Phosphoproteomics in cancer

Abstract

Reversible protein phosphorylation serves as a basis for regulating a number of cellular processes. Aberrant activation of kinase signaling pathways is commonly associated with several cancers. Recent developments in phosphoprotein/phosphopeptide enrichment strategies and quantitative mass spectrometry have resulted in robust pipelines for high-throughput characterization of phosphorylation in a global fashion. Today, it is possible to profile site-specific phosphorylation events on thousands of proteins in a single experiment. The potential of this approach is already being realized to characterize signaling pathways that govern oncogenesis. In addition, chemical proteomic strategies have been used to unravel targets of kinase inhibitors, which are otherwise difficult to characterize.
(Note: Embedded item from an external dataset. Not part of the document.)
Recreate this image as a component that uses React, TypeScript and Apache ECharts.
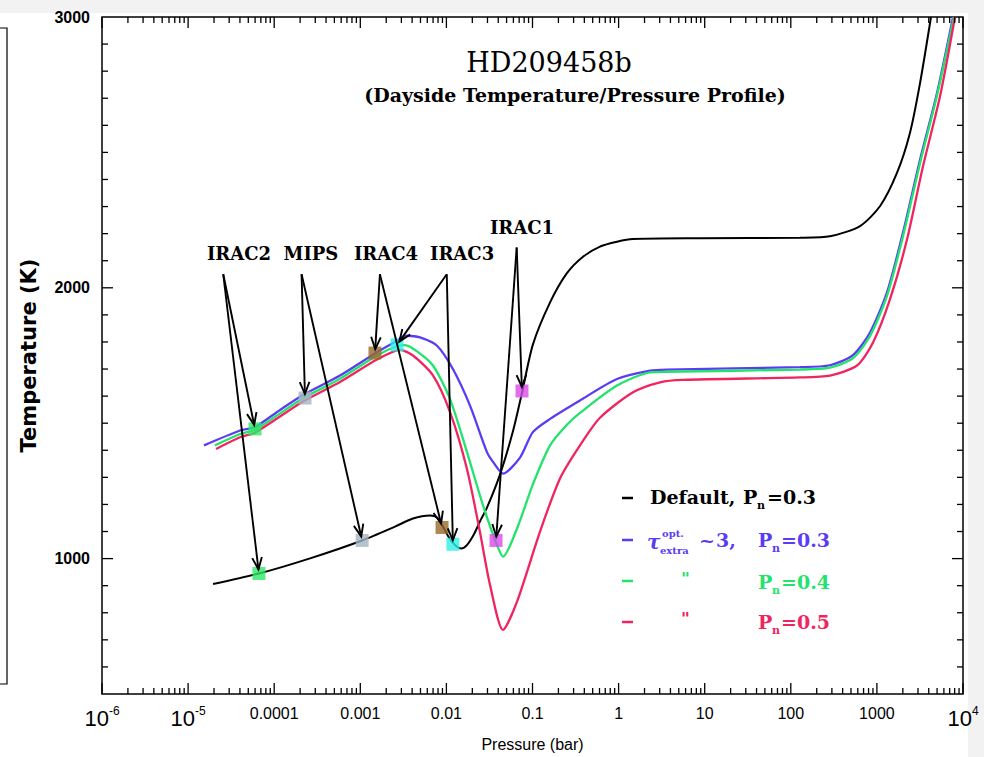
import React, { useEffect, useRef } from 'react';
import * as echarts from 'echarts';

// ---------- data (pressure in bar, temperature in K) ----------
const defaultP = [1.95e-5, 6.65e-5, 2.61e-4, 1.05e-3, 2.53e-3, 4.09e-3, 6.46e-3, 7.78e-3, 9.12e-3, 1.07e-2, 1.26e-2, 1.48e-2, 1.73e-2, 2.09e-2, 2.52e-2, 2.96e-2, 4.2e-2, 5.94e-2, 7.55e-2, 0.101, 0.16, 0.251, 0.386, 0.608, 0.957, 1.47, 8.81, 128, 285, 637, 1090, 1710, 2420, 3170, 4250];
const defaultT = [906, 945, 1001, 1067, 1118, 1148, 1159, 1152, 1118, 1078, 1050, 1037, 1050, 1090, 1145, 1188, 1311, 1471, 1612, 1790, 1946, 2054, 2115, 2152, 2170, 2180, 2183, 2185, 2190, 2228, 2302, 2424, 2572, 2756, 3000];

const tau03P = [1.53e-5, 4.01e-5, 5.98e-5, 1.17e-4, 2.16e-4, 5.81e-4, 1.56e-3, 2.53e-3, 3.48e-3, 4.93e-3, 7.78e-3, 1.19e-2, 1.88e-2, 2.96e-2, 3.48e-2, 4.54e-2, 7.16e-2, 0.101, 0.16, 0.356, 0.957, 2.32, 3.65, 128, 285, 527, 832, 1310, 2010, 3170, 4990, 7660];
const tau03T = [1418, 1473, 1486, 1549, 1604, 1676, 1762, 1800, 1823, 1817, 1786, 1700, 1565, 1393, 1357, 1314, 1373, 1467, 1516, 1584, 1663, 1694, 1698, 1707, 1714, 1751, 1835, 1983, 2204, 2473, 2719, 3000];

const tau04P = [2.05e-5, 4.01e-5, 5.98e-5, 2.16e-4, 5.81e-4, 1.56e-3, 2.67e-3, 3.3e-3, 4.56e-3, 6.98e-3, 1.1e-2, 1.73e-2, 2.66e-2, 3.87e-2, 4.54e-2, 6.61e-2, 0.101, 0.16, 0.251, 0.356, 0.957, 2.32, 3.65, 128, 285, 527, 832, 1310, 2010, 3170, 4990, 7850];
const tau04T = [1418, 1460, 1476, 1592, 1664, 1750, 1785, 1788, 1765, 1713, 1590, 1394, 1197, 1050, 1007, 1111, 1274, 1418, 1494, 1538, 1639, 1688, 1690, 1698, 1705, 1740, 1822, 1970, 2190, 2460, 2710, 3000];

const tau05P = [2.11e-5, 4.01e-5, 5.98e-5, 2.16e-4, 5.81e-4, 1.56e-3, 2.89e-3, 4.09e-3, 6.98e-3, 1.1e-2, 1.73e-2, 2.45e-2, 3.21e-2, 4.54e-2, 6.61e-2, 0.122, 0.208, 0.356, 0.608, 1.47, 3.03, 5.6, 128, 285, 587, 902, 1420, 2240, 3430, 5410, 8070];
const tau05T = [1405, 1448, 1465, 1580, 1652, 1735, 1771, 1750, 1677, 1542, 1332, 1099, 903, 737, 841, 1099, 1295, 1418, 1520, 1614, 1651, 1660, 1669, 1676, 1713, 1798, 1958, 2179, 2449, 2707, 3000];

// photosphere markers for each Spitzer band
const bandNames = ['IRAC2', 'MIPS', 'IRAC4', 'IRAC3', 'IRAC1'];
const bandColors = ['#2ee866', '#a3b5c2', '#98692c', '#2ef0e8', '#d84ae8'];
const upperP = [5.98e-5, 2.28e-4, 1.48e-3, 2.67e-3, 7.55e-2];
const upperT = [1479, 1593, 1759, 1789, 1619];
const lowerP = [6.65e-5, 1.05e-3, 8.9e-3, 1.19e-2, 3.77e-2];
const lowerT = [945, 1067, 1115, 1053, 1067];
const arrowTailP = [2.56e-5, 2.08e-4, 1.69e-3, 1.01e-2, 6.55e-2];
const arrowTailT = [2050, 2050, 2050, 2050, 2149];
const labelP = [3.9e-5, 2.67e-4, 1.99e-3, 1.52e-2, 7.55e-2];
const labelT = [2127, 2127, 2127, 2127, 2223];

// axis tick labels (decades 1e-6 .. 1e4)
const xTickLabels = ['{b|10}{s|-6}', '{b|10}{s|-5}', '0.0001', '0.001', '0.01', '0.1', '1', '10', '100', '1000', '{b|10}{s|4}'];
const yTickLabels = ['1000', '2000', '3000'];

const COLORS = { black: '#000000', blue: '#5a3cf5', green: '#22e36c', red: '#f0245e' };
const SERIF = "'DejaVu Serif', serif";
const SANS = "'Liberation Sans', Arial, sans-serif";

const X_MIN = 1e-6;
const X_MAX = 1e4;
const Y_MIN = 500;
const Y_MAX = 3000;

export default function App() {
  const ref = useRef<HTMLDivElement>(null);

  useEffect(() => {
    if (!ref.current) return;
    const chart = echarts.init(ref.current, null, { renderer: 'svg' });

    const pairs = (p: number[], t: number[]) => p.map((v, i) => [v, t[i]]);

    // tick marks (drawn inside, on all four sides)
    const tickData: number[][] = [];
    for (let e = -6; e <= 4; e++) {
      tickData.push([Math.pow(10, e), Y_MIN, 1]);
      if (e < 4) for (let k = 2; k <= 9; k++) tickData.push([k * Math.pow(10, e), Y_MIN, 0]);
    }
    for (let t = 600; t < 3000; t += 100) tickData.push([X_MIN, t, t % 1000 === 0 ? 3 : 2]);

    const arrowData: number[][] = [];
    bandNames.forEach((_, i) => {
      arrowData.push([arrowTailP[i], arrowTailT[i], upperP[i], upperT[i]]);
      arrowData.push([arrowTailP[i], arrowTailT[i], lowerP[i], lowerT[i]]);
    });

    const markerData: any[] = [];
    bandNames.forEach((n, i) => {
      markerData.push({ name: n, value: [upperP[i], upperT[i]], itemStyle: { color: bandColors[i] } });
      markerData.push({ name: n, value: [lowerP[i], lowerT[i]], itemStyle: { color: bandColors[i] } });
    });

    const labelData = bandNames.map((_, i) => [labelP[i], labelT[i], i]);

    const lineSeries = (name: string, data: number[][], color: string, width: number) => ({
      type: 'line',
      name,
      data,
      showSymbol: false,
      symbol: 'none',
      smooth: 0.25,
      lineStyle: { color, width },
      z: 2,
      silent: true,
    });

    const txt = (x: number, y: number, text: string, fill: string, size: number, extra: any = {}) => ({
      type: 'text',
      x,
      y,
      z: 20,
      style: {
        text,
        fill,
        fontFamily: SERIF,
        fontWeight: 'bold',
        fontSize: size,
        align: 'left',
        verticalAlign: 'middle',
        ...extra,
      },
    });
    const dash = (y: number, color: string) => ({
      type: 'line',
      z: 20,
      shape: { x1: 622, y1: y, x2: 633, y2: y },
      style: { stroke: color, lineWidth: 2.5 },
    });

    const graphic: any[] = [
      // cropped neighbouring panel on the far left
      { type: 'rect', shape: { x: -10, y: 28, width: 17, height: 656 }, style: { fill: 'none', stroke: '#000', lineWidth: 1.2 } },
      // title
      txt(549, 62, 'HD209458b', '#000', 27, { align: 'center', fontWeight: 'normal' }),
      txt(575, 95, '(Dayside Temperature/Pressure Profile)', '#000', 19, { align: 'center' }),
      // legend row 1
      dash(498, COLORS.black),
      txt(650, 497, 'Default,', COLORS.black, 19),
      txt(743, 497, 'P', COLORS.black, 19),
      txt(757, 505, 'n', COLORS.black, 11),
      txt(767, 497, '=0.3', COLORS.black, 19),
      // legend row 2
      dash(540, COLORS.blue),
      txt(647, 542, 'τ', COLORS.blue, 20, { fontStyle: 'italic' }),
      txt(662, 533, 'opt.', COLORS.blue, 10),
      txt(660, 550, 'extra', COLORS.blue, 10),
      txt(699, 540, '~', COLORS.blue, 19),
      txt(716, 540, '3,', COLORS.blue, 19),
      txt(758, 540, 'P', COLORS.blue, 19),
      txt(772, 548, 'n', COLORS.blue, 11),
      txt(781, 540, '=0.3', COLORS.blue, 19),
      // legend row 3
      dash(581, COLORS.green),
      txt(681, 578, '"', COLORS.green, 17),
      txt(758, 582, 'P', COLORS.green, 19),
      txt(772, 590, 'n', COLORS.green, 11),
      txt(781, 582, '=0.4', COLORS.green, 19),
      // legend row 4
      dash(622, COLORS.red),
      txt(681, 618, '"', COLORS.red, 17),
      txt(758, 622, 'P', COLORS.red, 19),
      txt(772, 630, 'n', COLORS.red, 11),
      txt(781, 622, '=0.5', COLORS.red, 19),
    ];

    const option: any = {
      animation: false,
      backgroundColor: 'transparent',
      grid: { left: 102, top: 17, width: 861, height: 679, show: true, borderColor: '#000', borderWidth: 1.5, backgroundColor: 'transparent' },
      xAxis: {
        type: 'log',
        logBase: 10,
        min: X_MIN,
        max: X_MAX,
        interval: 1,
        splitNumber: 10,
        axisLine: { show: false },
        axisTick: { show: false },
        splitLine: { show: false },
        minorTick: { show: false },
        axisLabel: {
          formatter: (v: number) => {
            const idx = Math.round(Math.log10(v)) + 6;
            return xTickLabels[idx] ?? '';
          },
          fontFamily: SANS,
          fontSize: 16,
          color: '#000',
          margin: 11,
          showMinLabel: true,
          showMaxLabel: true,
          hideOverlap: false,
          rich: {
            b: { fontFamily: SANS, fontSize: 22, color: '#000', lineHeight: 24, verticalAlign: 'bottom' },
            s: { fontFamily: SANS, fontSize: 12, color: '#000', lineHeight: 12, verticalAlign: 'top' },
          },
        },
        name: 'Pressure (bar)',
        nameLocation: 'middle',
        nameGap: 42,
        nameTextStyle: { fontFamily: SANS, fontSize: 16, color: '#000' },
      },
      yAxis: {
        type: 'value',
        min: Y_MIN,
        max: Y_MAX,
        interval: 500,
        axisLine: { show: false },
        axisTick: { show: false },
        splitLine: { show: false },
        axisLabel: {
          formatter: (v: number) => (yTickLabels.includes(String(v)) ? String(v) : ''),
          fontFamily: SANS,
          fontWeight: 'bold',
          fontSize: 16,
          color: '#000',
          margin: 12,
          showMinLabel: true,
          showMaxLabel: true,
        },
        name: 'Temperature (K)',
        nameLocation: 'middle',
        nameGap: 63,
        nameRotate: 90,
        nameTextStyle: { fontFamily: "'DejaVu Sans', sans-serif", fontWeight: 'bold', fontSize: 21, color: '#000' },
      },
      graphic,
      series: [
        lineSeries('Default, Pn=0.3', pairs(defaultP, defaultT), COLORS.black, 2),
        lineSeries('tau~3, Pn=0.3', pairs(tau03P, tau03T), COLORS.blue, 2.3),
        lineSeries('Pn=0.4', pairs(tau04P, tau04T), COLORS.green, 2.3),
        lineSeries('Pn=0.5', pairs(tau05P, tau05T), COLORS.red, 2.3),
        {
          type: 'scatter',
          name: 'bands',
          symbol: 'rect',
          symbolSize: 13,
          data: markerData,
          z: 3,
          silent: true,
        },
        {
          type: 'custom',
          name: 'arrows',
          coordinateSystem: 'cartesian2d',
          encode: { x: [0, 2], y: [1, 3] },
          data: arrowData,
          z: 4,
          silent: true,
          clip: false,
          renderItem: (params: any, api: any) => {
            const a = api.coord([api.value(0), api.value(1)]);
            const b = api.coord([api.value(2), api.value(3)]);
            const dx = b[0] - a[0];
            const dy = b[1] - a[1];
            const L = Math.hypot(dx, dy) || 1;
            const ux = dx / L;
            const uy = dy / L;
            const tip = [b[0] - ux * 4, b[1] - uy * 4];
            const hl = 13;
            const ang = 0.38;
            const rot = (vx: number, vy: number, t: number) => [vx * Math.cos(t) - vy * Math.sin(t), vx * Math.sin(t) + vy * Math.cos(t)];
            const w1 = rot(-ux, -uy, ang);
            const w2 = rot(-ux, -uy, -ang);
            const st = { stroke: '#000', lineWidth: 1.9, fill: 'none' };
            return {
              type: 'group',
              children: [
                { type: 'line', shape: { x1: a[0], y1: a[1], x2: tip[0], y2: tip[1] }, style: st },
                {
                  type: 'polyline',
                  shape: { points: [[tip[0] + w1[0] * hl, tip[1] + w1[1] * hl], tip, [tip[0] + w2[0] * hl, tip[1] + w2[1] * hl]] },
                  style: st,
                },
              ],
            };
          },
        },
        {
          type: 'custom',
          name: 'band labels',
          coordinateSystem: 'cartesian2d',
          encode: { x: 0, y: 1 },
          data: labelData,
          z: 5,
          silent: true,
          clip: false,
          renderItem: (params: any, api: any) => {
            const p = api.coord([api.value(0), api.value(1)]);
            return {
              type: 'text',
              x: p[0],
              y: p[1],
              style: {
                text: bandNames[api.value(2)],
                fill: '#000',
                fontFamily: SERIF,
                fontWeight: 'bold',
                fontSize: 18,
                align: 'center',
                verticalAlign: 'middle',
              },
            };
          },
        },
        {
          type: 'custom',
          name: 'ticks',
          coordinateSystem: 'cartesian2d',
          encode: { x: 0, y: 1 },
          data: tickData,
          z: 6,
          silent: true,
          clip: false,
          renderItem: (params: any, api: any) => {
            const cs = params.coordSys;
            const left = cs.x;
            const right = cs.x + cs.width;
            const top = cs.y;
            const bottom = cs.y + cs.height;
            const kind = api.value(2);
            const st = { stroke: '#000', lineWidth: 1.3 };
            if (kind <= 1) {
              const px = api.coord([api.value(0), Y_MIN])[0];
              const len = kind === 1 ? 11 : 6;
              return {
                type: 'group',
                children: [
                  { type: 'line', shape: { x1: px, y1: bottom, x2: px, y2: bottom - len }, style: st },
                  { type: 'line', shape: { x1: px, y1: top, x2: px, y2: top + len }, style: st },
                ],
              };
            }
            const py = api.coord([X_MIN, api.value(1)])[1];
            const len = kind === 3 ? 11 : 6;
            return {
              type: 'group',
              children: [
                { type: 'line', shape: { x1: left, y1: py, x2: left + len, y2: py }, style: st },
                { type: 'line', shape: { x1: right, y1: py, x2: right - len, y2: py }, style: st },
              ],
            };
          },
        },
      ],
    };

    chart.setOption(option);
    return () => chart.dispose();
  }, []);

  return (
    <div style={{ position: 'fixed', left: 0, top: 0, width: 984, height: 757, background: '#f2f2f2', overflow: 'hidden' }}>
      <div style={{ position: 'absolute', left: 0, top: 13, width: 968, height: 744, background: '#ffffff' }} />
      <div ref={ref} style={{ position: 'absolute', left: 0, top: 0, width: 984, height: 757 }} />
    </div>
  );
}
This review summarizes various approaches used for analysis of the phosphoproteome in general, and protein kinases in particular, highlighting key cancer phosphoproteomic studies.

Figure 1

Applications of quantitative phosphoproteomics in cancer. Quantitative phosphoproteomics can lead to discovery of aberrantly activated signaling pathways and therapeutic targets in cancers. It can also reveal downstream effectors of mutant kinases, thereby providing an opportunity to understand the molecular mechanisms that lead to oncogenesis. Identification of cellular targets of kinase inhibitors in cancers and off‐target effects of kinase inhibitors are some of the other interesting applications of such strategies.

Figure 2

Fractionation and enrichment strategies for phosphoproteomics. Phosphoproteome is a minor fraction of any cellular proteome. The complexity of the cellular proteome hinders the analysis of phosphoproteins. Prior to phosphoproteomic analysis by mass spectrometry, it is therefore essential to reduce the complexity of the proteome using fractionation/enrichment strategies. Tyrosine phosphopeptides are often enriched using immunoaffinity‐based methods involving anti‐phosphotyrosine antibodies while both serine/threonine and tyrosine phosphopeptides can be enriched using immobilized metal affinity chromatography (IMAC) or titanium dioxide. Whereas metabolic labeling using SILAC would be the preferred method to analyze cancer cell lines, in vitro chemical tagging methods such as iTRAQ are preferred for analyzing phosphoproteome from tissue specimens. Relative differences in the extent of phosphorylation are quantified at the MS level in SILAC‐based strategies, while reporter ions released during MS/MS fragmentation are used for quantitation in iTRAQ‐based strategies.

Figure 3

Key milestones in the global analysis of protein kinases and phosphoproteome using mass spectrometry. The past decade has witnessed rapid development of methodologies for global analysis of phosphoproteome. In less than ten years since the initial global phosphoproteomic studies were attempted, the field has evolved from being able to study a few proteins in a single experiment to profiling the dynamics of tens of thousands of phosphorylation sites and almost the entire kinome complement of the cell in a single experiment. Only representative studies are highlighted as even the number of seminal studies is too large to depict here.

Figure 4

Identification of cellular targets of kinase inhibitors. Immobilized kinase inhibitors can be used to identify their cellular targets. The target selectivity of such inhibitors can be determined by incubating lysates from cells labeled using the SILAC method with matrix alone or the small molecule inhibitors bound to the matrix. The relative abundance of non‐specific binders in the two states is unchanged while the relative kinase targets are selectively observed in the context of small molecule inhibitors bound to the matrix. Phosphopeptide enrichment coupled to this strategy will additionally reveal the endogenous phosphorylation status of any enriched kinases.